Wednesday, February 23, 2005

Small Things Worth Sweating

"Don’t sweat the small stuff" is a cliche that for the most part is correct. Oftentimes, we do fixate on silly details. However, sometimes details are larger than they appear.

In his autobiography, Amos Oz describes a scene from his childhood in Jerusalem in the 1940's. In Auster’s grocery shop, there would be passionate discussions over which cheese to buy: should it be the kibbutz cheese, or the cheese from the local Arab villages? Yes, there’s a duty to support the kibbutzim, for ‘charity begins at home". On the other hand, you may not discriminate against outsiders, for "one law shall be for you and the stranger in your midst". So a trip to the grocery could turn into a heated debate’s choice of cheese.

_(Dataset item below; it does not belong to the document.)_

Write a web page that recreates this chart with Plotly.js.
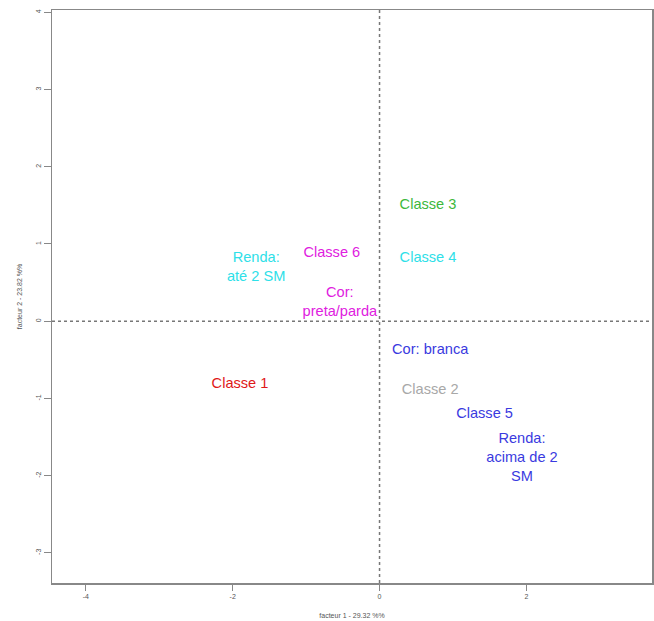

Incidents like the "cheese debates" are an essential part of Jewish culture. One of the hallmarks of the Talmud is attention to detail. A classic example of this is a discussion about the obligation to dispose of bread before Passover. The Talmud ponders the following questions: A mouse goes into a room with some bread, and later leaves with some bread. Can you assume it took out the original bread, or perhaps this is a new piece of bread and he left the original behind? What if a white mouse goes in, but a black mouse comes out with bread? What if a mouse goes in with bread, and a weasel comes out with bread? Finally, the Talmud declares "teiku", it has no definitive answer!

This attention to detail is more than academic. Details make a big difference. Small gestures express larger commitments. A suitor’s rose is more than a mere rose; in the right context, a simple rose represents profound love.

I once read about an executive who immediately threw out any CV’s with typos. This may seem harsh, but it is appropriate. Looking for typos in a CV is not nitpicking. If an applicant is truly interested, his CV would be flawless. On a CV, presentation equals commitment.

Indeed, the very fabric of society is formed by small details. When Rudy Giuliani became mayor of New York, he began to combat crime by concentrating on the presence of squeegee men. On busy corners, men would rush out at red lights to wash windshields and then intimidate the drivers for spare change. While they had been ignored by previous administrations as a mere annoyance, Giuliani realized squeegee men played a key role in the perpetuation of crime. By tolerating the minor infractions of the squeegee men, the police department fostered a culture of lawlessness. The squeegee men gave the city an ambience of disorder, a place where anything goes. By cracking down on these minor infractions, Giuliani transformed the culture of New York.

We should never fixate on petty details. But there is small stuff worth sweating, little acts of commitment that make a big difference.